**THE REQUEST**: Quote, without change, all of the lines that follow.

Charts and diagrams as code:

+ + + + + + +

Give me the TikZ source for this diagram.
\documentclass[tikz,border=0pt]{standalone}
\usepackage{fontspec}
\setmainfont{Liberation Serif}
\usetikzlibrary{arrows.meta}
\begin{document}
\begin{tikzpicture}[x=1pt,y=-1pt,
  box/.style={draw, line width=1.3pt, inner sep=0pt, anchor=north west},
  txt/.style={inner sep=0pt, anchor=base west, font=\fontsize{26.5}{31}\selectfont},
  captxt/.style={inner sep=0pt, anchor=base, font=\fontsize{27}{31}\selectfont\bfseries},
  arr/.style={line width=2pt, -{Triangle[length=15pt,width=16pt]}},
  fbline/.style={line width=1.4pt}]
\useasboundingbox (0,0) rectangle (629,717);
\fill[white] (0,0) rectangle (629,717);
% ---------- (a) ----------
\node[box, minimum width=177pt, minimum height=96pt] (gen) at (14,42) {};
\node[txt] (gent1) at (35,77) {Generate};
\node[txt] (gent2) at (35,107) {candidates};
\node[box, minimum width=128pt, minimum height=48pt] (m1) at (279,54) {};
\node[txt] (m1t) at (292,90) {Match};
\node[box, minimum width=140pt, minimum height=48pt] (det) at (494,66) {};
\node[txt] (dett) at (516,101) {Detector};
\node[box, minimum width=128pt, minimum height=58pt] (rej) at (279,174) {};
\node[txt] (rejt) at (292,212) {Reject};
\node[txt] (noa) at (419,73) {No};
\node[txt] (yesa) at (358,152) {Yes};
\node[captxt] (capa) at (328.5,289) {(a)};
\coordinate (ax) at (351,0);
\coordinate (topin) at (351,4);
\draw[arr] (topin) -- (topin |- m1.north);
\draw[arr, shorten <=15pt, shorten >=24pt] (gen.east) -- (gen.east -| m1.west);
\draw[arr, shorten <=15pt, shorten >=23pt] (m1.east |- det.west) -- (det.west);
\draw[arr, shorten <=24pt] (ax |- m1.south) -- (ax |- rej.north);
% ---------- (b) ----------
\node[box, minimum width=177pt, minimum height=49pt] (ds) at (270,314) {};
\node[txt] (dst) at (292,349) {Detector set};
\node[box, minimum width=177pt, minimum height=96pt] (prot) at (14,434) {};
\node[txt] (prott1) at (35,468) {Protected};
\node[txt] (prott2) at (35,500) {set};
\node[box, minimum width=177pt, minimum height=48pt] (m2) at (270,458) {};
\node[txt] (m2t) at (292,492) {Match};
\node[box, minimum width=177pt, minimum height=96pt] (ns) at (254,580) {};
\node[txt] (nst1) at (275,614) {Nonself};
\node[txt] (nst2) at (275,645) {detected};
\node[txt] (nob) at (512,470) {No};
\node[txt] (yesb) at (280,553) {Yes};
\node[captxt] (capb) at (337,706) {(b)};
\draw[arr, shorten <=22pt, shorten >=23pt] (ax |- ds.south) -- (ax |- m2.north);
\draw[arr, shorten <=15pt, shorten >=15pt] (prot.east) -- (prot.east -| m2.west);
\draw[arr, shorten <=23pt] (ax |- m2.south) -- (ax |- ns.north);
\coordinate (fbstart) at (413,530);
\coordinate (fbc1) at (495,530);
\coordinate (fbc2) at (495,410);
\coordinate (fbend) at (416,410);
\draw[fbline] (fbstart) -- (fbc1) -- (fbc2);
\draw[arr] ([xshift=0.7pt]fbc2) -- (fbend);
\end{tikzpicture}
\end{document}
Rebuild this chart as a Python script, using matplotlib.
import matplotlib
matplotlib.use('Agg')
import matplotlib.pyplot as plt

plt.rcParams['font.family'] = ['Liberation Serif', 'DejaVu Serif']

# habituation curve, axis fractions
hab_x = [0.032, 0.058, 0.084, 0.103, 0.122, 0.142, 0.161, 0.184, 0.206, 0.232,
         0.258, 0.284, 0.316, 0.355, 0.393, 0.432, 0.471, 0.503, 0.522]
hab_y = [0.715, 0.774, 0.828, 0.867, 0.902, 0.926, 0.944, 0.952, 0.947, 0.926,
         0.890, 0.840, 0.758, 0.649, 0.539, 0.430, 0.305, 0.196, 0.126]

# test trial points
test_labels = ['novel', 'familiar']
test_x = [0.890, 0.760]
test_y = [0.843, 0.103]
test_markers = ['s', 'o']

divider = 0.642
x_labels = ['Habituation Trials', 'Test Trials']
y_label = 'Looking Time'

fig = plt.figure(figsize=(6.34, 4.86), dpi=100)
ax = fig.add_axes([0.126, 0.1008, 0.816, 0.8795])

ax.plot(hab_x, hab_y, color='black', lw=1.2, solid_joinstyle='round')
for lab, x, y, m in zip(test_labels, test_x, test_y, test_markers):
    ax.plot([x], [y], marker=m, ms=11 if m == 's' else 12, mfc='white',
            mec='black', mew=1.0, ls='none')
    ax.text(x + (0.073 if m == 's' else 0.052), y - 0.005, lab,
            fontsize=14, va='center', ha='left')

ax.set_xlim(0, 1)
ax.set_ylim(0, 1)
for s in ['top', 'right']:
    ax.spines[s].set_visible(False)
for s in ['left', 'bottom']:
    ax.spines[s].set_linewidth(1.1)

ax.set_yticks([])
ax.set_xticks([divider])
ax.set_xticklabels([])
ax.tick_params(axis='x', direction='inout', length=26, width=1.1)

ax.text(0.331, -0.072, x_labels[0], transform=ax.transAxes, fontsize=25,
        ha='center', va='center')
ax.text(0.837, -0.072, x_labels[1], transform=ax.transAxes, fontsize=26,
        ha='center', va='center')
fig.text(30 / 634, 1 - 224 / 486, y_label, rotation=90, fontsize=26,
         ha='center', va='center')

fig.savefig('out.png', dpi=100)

+ + + + + + +

**REPLY TO THE EXERCISE**:
Give me the TikZ source for this diagram.
\documentclass[tikz,border=0pt]{standalone}
\usepackage{fontspec}
\setmainfont{Liberation Serif}
\usetikzlibrary{arrows.meta}
\begin{document}
\begin{tikzpicture}[x=1pt,y=-1pt,
  box/.style={draw, line width=1.3pt, inner sep=0pt, anchor=north west},
  txt/.style={inner sep=0pt, anchor=base west, font=\fontsize{26.5}{31}\selectfont},
  captxt/.style={inner sep=0pt, anchor=base, font=\fontsize{27}{31}\selectfont\bfseries},
  arr/.style={line width=2pt, -{Triangle[length=15pt,width=16pt]}},
  fbline/.style={line width=1.4pt}]
\useasboundingbox (0,0) rectangle (629,717);
\fill[white] (0,0) rectangle (629,717);
% ---------- (a) ----------
\node[box, minimum width=177pt, minimum height=96pt] (gen) at (14,42) {};
\node[txt] (gent1) at (35,77) {Generate};
\node[txt] (gent2) at (35,107) {candidates};
\node[box, minimum width=128pt, minimum height=48pt] (m1) at (279,54) {};
\node[txt] (m1t) at (292,90) {Match};
\node[box, minimum width=140pt, minimum height=48pt] (det) at (494,66) {};
\node[txt] (dett) at (516,101) {Detector};
\node[box, minimum width=128pt, minimum height=58pt] (rej) at (279,174) {};
\node[txt] (rejt) at (292,212) {Reject};
\node[txt] (noa) at (419,73) {No};
\node[txt] (yesa) at (358,152) {Yes};
\node[captxt] (capa) at (328.5,289) {(a)};
\coordinate (ax) at (351,0);
\coordinate (topin) at (351,4);
\draw[arr] (topin) -- (topin |- m1.north);
\draw[arr, shorten <=15pt, shorten >=24pt] (gen.east) -- (gen.east -| m1.west);
\draw[arr, shorten <=15pt, shorten >=23pt] (m1.east |- det.west) -- (det.west);
\draw[arr, shorten <=24pt] (ax |- m1.south) -- (ax |- rej.north);
% ---------- (b) ----------
\node[box, minimum width=177pt, minimum height=49pt] (ds) at (270,314) {};
\node[txt] (dst) at (292,349) {Detector set};
\node[box, minimum width=177pt, minimum height=96pt] (prot) at (14,434) {};
\node[txt] (prott1) at (35,468) {Protected};
\node[txt] (prott2) at (35,500) {set};
\node[box, minimum width=177pt, minimum height=48pt] (m2) at (270,458) {};
\node[txt] (m2t) at (292,492) {Match};
\node[box, minimum width=177pt, minimum height=96pt] (ns) at (254,580) {};
\node[txt] (nst1) at (275,614) {Nonself};
\node[txt] (nst2) at (275,645) {detected};
\node[txt] (nob) at (512,470) {No};
\node[txt] (yesb) at (280,553) {Yes};
\node[captxt] (capb) at (337,706) {(b)};
\draw[arr, shorten <=22pt, shorten >=23pt] (ax |- ds.south) -- (ax |- m2.north);
\draw[arr, shorten <=15pt, shorten >=15pt] (prot.east) -- (prot.east -| m2.west);
\draw[arr, shorten <=23pt] (ax |- m2.south) -- (ax |- ns.north);
\coordinate (fbstart) at (413,530);
\coordinate (fbc1) at (495,530);
\coordinate (fbc2) at (495,410);
\coordinate (fbend) at (416,410);
\draw[fbline] (fbstart) -- (fbc1) -- (fbc2);
\draw[arr] ([xshift=0.7pt]fbc2) -- (fbend);
\end{tikzpicture}
\end{document}
Rebuild this chart as a Python script, using matplotlib.
import matplotlib
matplotlib.use('Agg')
import matplotlib.pyplot as plt

plt.rcParams['font.family'] = ['Liberation Serif', 'DejaVu Serif']

# habituation curve, axis fractions
hab_x = [0.032, 0.058, 0.084, 0.103, 0.122, 0.142, 0.161, 0.184, 0.206, 0.232,
         0.258, 0.284, 0.316, 0.355, 0.393, 0.432, 0.471, 0.503, 0.522]
hab_y = [0.715, 0.774, 0.828, 0.867, 0.902, 0.926, 0.944, 0.952, 0.947, 0.926,
         0.890, 0.840, 0.758, 0.649, 0.539, 0.430, 0.305, 0.196, 0.126]

# test trial points
test_labels = ['novel', 'familiar']
test_x = [0.890, 0.760]
test_y = [0.843, 0.103]
test_markers = ['s', 'o']

divider = 0.642
x_labels = ['Habituation Trials', 'Test Trials']
y_label = 'Looking Time'

fig = plt.figure(figsize=(6.34, 4.86), dpi=100)
ax = fig.add_axes([0.126, 0.1008, 0.816, 0.8795])

ax.plot(hab_x, hab_y, color='black', lw=1.2, solid_joinstyle='round')
for lab, x, y, m in zip(test_labels, test_x, test_y, test_markers):
    ax.plot([x], [y], marker=m, ms=11 if m == 's' else 12, mfc='white',
            mec='black', mew=1.0, ls='none')
    ax.text(x + (0.073 if m == 's' else 0.052), y - 0.005, lab,
            fontsize=14, va='center', ha='left')

ax.set_xlim(0, 1)
ax.set_ylim(0, 1)
for s in ['top', 'right']:
    ax.spines[s].set_visible(False)
for s in ['left', 'bottom']:
    ax.spines[s].set_linewidth(1.1)

ax.set_yticks([])
ax.set_xticks([divider])
ax.set_xticklabels([])
ax.tick_params(axis='x', direction='inout', length=26, width=1.1)

ax.text(0.331, -0.072, x_labels[0], transform=ax.transAxes, fontsize=25,
        ha='center', va='center')
ax.text(0.837, -0.072, x_labels[1], transform=ax.transAxes, fontsize=26,
        ha='center', va='center')
fig.text(30 / 634, 1 - 224 / 486, y_label, rotation=90, fontsize=26,
         ha='center', va='center')

fig.savefig('out.png', dpi=100)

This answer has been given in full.